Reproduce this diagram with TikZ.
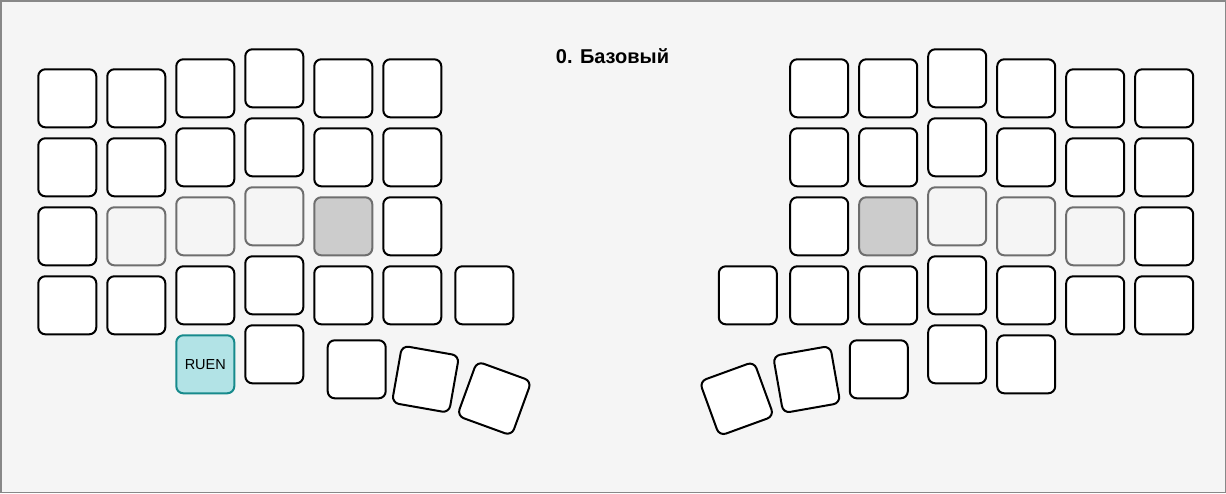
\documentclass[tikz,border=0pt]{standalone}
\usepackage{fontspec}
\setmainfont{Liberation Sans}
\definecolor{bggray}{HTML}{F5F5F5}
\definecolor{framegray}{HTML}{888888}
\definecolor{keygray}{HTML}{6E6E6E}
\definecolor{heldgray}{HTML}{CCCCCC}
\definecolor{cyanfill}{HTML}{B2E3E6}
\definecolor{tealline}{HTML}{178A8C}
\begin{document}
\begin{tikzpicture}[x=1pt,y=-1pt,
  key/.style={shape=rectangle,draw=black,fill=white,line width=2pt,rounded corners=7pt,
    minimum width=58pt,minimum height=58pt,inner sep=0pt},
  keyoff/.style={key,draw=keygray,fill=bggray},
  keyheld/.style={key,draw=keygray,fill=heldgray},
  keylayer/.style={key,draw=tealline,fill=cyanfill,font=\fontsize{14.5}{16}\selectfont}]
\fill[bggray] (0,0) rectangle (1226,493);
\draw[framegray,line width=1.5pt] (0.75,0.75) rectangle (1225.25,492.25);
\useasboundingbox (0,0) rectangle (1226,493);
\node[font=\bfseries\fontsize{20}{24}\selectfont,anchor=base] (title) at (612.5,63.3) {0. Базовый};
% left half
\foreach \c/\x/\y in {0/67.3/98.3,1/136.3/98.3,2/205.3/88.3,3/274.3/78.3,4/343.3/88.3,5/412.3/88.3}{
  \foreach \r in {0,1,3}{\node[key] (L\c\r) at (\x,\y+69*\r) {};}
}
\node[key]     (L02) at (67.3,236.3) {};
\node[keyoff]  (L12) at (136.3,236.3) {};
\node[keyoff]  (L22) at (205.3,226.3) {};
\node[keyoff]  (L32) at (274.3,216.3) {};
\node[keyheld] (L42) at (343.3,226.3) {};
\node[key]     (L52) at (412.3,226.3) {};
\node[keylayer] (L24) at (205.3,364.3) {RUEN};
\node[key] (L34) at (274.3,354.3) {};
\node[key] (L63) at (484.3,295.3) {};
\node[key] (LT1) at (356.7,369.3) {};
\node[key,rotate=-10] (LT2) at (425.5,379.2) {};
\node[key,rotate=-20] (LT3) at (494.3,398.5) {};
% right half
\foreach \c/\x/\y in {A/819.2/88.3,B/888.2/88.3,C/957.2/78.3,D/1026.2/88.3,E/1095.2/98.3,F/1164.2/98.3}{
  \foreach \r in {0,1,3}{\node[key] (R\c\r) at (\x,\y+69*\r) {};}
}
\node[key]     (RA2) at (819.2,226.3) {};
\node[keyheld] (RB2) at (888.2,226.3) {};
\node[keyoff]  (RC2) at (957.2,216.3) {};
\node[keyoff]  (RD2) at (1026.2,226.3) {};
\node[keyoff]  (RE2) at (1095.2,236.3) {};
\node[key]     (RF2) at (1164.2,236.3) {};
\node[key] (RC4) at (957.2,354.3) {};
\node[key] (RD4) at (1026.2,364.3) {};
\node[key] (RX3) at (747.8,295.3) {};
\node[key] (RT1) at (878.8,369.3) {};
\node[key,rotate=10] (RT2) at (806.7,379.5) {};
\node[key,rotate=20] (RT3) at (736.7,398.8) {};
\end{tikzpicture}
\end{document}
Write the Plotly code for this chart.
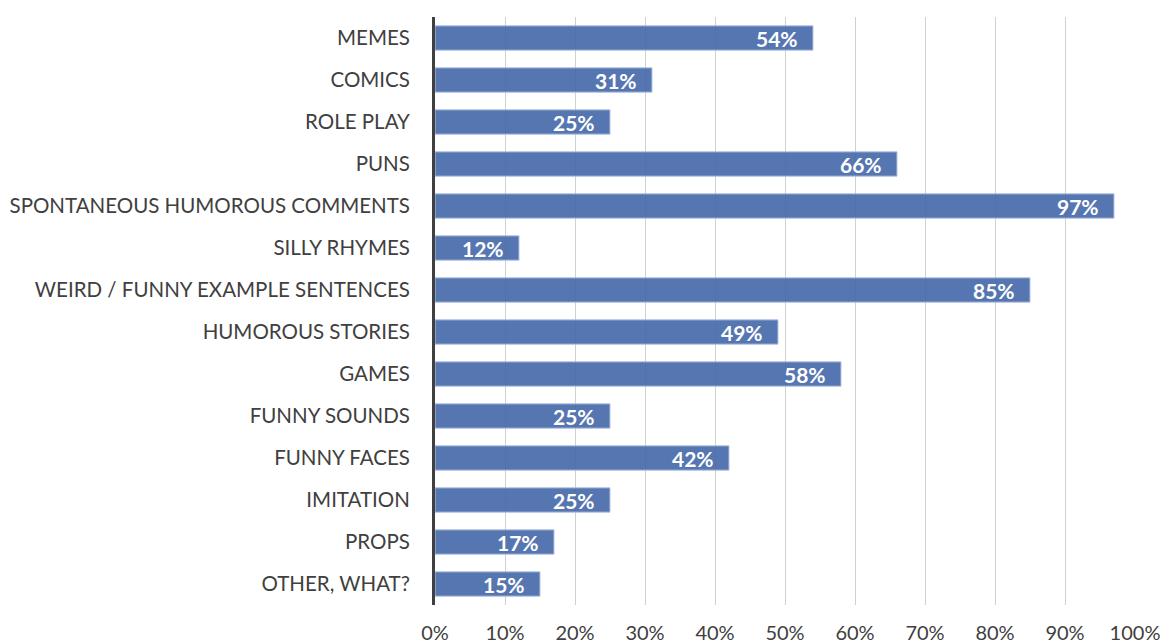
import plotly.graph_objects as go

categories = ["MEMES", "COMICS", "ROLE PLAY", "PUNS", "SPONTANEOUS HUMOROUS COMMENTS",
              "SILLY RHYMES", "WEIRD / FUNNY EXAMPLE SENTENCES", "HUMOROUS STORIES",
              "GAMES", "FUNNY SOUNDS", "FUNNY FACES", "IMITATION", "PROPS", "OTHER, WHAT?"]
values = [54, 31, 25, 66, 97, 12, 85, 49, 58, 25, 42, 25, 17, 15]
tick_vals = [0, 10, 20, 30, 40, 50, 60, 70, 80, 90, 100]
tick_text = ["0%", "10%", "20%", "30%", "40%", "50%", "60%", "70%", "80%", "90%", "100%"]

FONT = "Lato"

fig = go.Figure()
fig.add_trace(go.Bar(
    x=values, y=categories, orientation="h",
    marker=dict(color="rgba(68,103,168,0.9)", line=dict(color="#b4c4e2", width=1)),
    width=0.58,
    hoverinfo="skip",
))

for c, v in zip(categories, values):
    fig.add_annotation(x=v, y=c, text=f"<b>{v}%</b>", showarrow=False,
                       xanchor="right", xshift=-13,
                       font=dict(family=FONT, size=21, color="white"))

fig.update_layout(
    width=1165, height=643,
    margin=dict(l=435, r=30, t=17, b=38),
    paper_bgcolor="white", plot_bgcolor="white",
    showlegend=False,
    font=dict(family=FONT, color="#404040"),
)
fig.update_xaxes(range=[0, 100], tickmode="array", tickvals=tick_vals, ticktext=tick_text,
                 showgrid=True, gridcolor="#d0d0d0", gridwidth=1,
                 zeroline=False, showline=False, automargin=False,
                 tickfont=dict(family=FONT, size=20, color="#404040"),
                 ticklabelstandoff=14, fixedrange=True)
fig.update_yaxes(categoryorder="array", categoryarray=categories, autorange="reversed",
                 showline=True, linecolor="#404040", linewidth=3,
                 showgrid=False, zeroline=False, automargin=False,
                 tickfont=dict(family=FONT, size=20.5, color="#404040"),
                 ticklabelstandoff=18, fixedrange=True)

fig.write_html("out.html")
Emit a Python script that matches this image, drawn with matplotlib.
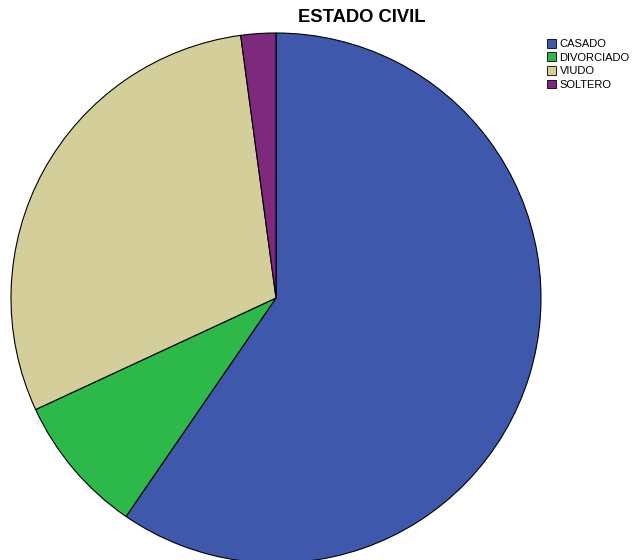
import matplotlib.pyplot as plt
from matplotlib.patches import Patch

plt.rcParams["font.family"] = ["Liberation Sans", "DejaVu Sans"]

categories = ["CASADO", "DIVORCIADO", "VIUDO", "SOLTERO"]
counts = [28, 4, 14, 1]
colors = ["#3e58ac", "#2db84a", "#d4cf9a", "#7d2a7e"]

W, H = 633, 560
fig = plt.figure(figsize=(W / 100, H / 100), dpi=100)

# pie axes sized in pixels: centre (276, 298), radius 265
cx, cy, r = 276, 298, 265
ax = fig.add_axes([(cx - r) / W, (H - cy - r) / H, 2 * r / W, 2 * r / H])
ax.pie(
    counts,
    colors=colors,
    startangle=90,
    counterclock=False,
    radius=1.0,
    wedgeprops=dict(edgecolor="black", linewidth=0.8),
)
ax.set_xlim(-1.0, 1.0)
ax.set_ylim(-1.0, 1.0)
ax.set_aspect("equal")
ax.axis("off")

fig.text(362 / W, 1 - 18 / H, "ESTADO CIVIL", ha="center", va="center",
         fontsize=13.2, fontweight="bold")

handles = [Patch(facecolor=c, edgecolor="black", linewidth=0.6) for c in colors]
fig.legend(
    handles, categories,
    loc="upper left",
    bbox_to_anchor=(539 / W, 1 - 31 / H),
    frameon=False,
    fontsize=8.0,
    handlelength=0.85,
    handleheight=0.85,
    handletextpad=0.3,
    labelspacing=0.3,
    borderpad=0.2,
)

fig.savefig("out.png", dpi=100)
**********
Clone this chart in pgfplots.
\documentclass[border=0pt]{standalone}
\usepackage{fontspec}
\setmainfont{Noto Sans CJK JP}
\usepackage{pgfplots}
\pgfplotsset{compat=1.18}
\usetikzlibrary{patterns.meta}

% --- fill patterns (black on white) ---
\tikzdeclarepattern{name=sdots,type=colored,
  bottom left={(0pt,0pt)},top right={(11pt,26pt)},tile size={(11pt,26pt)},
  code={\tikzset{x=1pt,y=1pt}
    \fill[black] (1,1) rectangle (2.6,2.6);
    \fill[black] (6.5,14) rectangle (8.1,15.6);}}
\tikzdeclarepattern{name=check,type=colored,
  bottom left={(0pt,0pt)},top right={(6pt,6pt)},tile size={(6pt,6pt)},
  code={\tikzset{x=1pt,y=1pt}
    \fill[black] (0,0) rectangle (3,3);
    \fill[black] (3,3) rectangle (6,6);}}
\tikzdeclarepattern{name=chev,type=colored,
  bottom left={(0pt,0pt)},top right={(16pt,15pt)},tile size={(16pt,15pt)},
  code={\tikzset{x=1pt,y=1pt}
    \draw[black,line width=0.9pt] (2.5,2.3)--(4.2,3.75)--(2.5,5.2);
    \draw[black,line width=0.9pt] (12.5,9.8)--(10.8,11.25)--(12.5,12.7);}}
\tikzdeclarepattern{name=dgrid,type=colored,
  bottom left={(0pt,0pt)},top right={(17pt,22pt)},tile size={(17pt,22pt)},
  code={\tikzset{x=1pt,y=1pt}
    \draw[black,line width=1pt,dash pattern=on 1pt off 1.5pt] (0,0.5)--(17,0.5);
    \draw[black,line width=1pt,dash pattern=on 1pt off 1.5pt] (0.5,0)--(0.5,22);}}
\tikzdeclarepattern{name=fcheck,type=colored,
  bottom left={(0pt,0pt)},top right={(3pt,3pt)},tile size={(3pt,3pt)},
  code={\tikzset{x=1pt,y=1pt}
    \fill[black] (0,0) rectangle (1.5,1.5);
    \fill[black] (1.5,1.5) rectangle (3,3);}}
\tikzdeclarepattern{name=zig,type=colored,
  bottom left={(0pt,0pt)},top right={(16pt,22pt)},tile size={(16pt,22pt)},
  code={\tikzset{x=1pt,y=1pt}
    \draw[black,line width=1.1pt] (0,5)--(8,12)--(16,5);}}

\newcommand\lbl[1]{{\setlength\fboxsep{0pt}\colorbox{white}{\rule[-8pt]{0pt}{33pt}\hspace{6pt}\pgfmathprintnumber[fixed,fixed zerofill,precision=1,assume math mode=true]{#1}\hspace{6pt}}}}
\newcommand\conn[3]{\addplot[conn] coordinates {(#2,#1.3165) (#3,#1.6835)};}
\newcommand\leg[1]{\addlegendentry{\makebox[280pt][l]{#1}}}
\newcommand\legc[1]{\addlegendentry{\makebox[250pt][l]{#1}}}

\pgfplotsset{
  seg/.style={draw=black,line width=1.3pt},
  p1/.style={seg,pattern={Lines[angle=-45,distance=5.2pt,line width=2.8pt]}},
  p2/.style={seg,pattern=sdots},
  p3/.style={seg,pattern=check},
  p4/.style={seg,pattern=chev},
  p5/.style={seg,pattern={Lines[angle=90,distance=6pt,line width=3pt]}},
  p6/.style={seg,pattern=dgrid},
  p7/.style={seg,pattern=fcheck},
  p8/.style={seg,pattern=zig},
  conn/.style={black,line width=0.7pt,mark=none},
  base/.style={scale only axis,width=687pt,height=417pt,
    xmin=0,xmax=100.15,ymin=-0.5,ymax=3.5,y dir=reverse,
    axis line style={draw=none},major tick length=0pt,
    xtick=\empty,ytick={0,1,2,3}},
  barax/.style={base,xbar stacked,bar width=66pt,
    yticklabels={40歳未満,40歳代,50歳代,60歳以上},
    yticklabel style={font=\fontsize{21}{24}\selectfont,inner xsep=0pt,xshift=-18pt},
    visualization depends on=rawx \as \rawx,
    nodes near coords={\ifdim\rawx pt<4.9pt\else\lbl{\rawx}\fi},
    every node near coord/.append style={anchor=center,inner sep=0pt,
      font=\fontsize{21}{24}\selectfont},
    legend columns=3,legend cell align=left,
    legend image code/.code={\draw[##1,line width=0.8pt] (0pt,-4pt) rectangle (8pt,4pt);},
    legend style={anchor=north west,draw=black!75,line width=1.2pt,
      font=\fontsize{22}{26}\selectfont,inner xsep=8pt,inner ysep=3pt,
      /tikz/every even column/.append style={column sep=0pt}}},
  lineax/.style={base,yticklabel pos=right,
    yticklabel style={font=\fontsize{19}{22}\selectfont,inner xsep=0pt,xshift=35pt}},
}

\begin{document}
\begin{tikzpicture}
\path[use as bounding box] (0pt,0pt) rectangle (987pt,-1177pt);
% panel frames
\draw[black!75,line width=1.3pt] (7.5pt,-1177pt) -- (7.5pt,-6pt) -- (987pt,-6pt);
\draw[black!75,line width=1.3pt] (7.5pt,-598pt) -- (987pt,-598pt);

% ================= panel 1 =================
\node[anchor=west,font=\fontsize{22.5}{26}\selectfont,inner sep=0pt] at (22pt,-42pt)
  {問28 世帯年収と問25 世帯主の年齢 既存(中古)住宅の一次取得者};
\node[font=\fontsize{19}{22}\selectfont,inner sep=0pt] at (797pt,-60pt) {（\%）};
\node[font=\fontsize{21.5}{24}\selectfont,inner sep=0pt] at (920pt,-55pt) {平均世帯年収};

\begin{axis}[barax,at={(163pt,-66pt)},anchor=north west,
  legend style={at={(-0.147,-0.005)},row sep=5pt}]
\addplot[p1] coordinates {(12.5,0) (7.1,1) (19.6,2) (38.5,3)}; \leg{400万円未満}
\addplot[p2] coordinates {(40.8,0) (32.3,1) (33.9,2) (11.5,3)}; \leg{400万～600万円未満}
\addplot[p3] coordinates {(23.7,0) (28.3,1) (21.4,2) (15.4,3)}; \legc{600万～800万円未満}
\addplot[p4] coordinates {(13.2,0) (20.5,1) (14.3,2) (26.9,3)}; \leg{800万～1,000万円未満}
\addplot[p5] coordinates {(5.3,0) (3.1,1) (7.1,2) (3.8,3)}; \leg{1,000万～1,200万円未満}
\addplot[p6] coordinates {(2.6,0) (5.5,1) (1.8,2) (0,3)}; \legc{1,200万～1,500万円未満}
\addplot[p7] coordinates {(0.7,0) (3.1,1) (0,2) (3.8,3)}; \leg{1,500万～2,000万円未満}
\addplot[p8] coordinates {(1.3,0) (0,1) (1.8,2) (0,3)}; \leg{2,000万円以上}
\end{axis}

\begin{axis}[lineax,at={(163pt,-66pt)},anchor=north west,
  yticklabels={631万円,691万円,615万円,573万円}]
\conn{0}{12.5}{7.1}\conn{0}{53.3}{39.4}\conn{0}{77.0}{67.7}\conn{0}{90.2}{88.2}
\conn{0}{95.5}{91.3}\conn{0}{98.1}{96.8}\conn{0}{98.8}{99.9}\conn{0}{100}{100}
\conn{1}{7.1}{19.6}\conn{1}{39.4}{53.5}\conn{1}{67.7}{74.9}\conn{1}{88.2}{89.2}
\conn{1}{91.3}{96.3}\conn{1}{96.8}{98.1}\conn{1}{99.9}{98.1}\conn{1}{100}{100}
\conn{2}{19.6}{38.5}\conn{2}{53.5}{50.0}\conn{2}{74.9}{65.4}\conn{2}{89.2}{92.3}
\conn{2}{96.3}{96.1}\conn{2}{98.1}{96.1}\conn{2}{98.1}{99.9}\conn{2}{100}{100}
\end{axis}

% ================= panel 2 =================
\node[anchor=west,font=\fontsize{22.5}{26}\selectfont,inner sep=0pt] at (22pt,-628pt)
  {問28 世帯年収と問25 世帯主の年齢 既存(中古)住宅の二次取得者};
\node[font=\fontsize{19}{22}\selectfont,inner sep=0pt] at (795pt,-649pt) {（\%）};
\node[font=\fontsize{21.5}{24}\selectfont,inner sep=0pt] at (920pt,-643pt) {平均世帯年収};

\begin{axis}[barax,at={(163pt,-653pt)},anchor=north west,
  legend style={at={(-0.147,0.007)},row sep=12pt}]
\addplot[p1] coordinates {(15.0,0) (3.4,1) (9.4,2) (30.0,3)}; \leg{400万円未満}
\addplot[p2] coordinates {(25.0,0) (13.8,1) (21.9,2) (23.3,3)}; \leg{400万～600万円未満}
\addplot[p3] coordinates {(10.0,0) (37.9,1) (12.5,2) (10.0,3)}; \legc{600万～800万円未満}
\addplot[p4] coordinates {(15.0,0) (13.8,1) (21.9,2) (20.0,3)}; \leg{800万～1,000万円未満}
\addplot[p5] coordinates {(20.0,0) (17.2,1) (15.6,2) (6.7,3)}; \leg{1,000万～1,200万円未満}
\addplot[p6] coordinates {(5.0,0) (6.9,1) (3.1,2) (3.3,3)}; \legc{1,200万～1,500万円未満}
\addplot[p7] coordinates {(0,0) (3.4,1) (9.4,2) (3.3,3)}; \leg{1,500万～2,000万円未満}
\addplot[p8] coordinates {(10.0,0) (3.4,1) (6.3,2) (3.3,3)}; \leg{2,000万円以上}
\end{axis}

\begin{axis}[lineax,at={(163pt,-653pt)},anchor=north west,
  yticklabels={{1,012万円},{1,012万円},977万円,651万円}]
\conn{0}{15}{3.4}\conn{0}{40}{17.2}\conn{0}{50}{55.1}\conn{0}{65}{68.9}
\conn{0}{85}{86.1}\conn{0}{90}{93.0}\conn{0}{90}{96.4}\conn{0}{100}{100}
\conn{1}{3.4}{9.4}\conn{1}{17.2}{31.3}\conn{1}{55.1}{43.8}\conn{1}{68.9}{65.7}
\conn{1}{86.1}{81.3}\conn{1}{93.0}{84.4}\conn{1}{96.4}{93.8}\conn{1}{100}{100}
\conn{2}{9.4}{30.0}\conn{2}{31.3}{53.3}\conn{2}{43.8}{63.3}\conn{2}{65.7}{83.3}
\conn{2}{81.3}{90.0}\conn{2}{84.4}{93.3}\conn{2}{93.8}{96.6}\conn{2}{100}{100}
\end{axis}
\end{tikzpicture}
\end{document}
**********
Stated goal. Copy out every line that includes the word "with".

Exercise solution.
Reproduce this diagram with TikZ.
Emit a Python script that matches this image, drawn with matplotlib.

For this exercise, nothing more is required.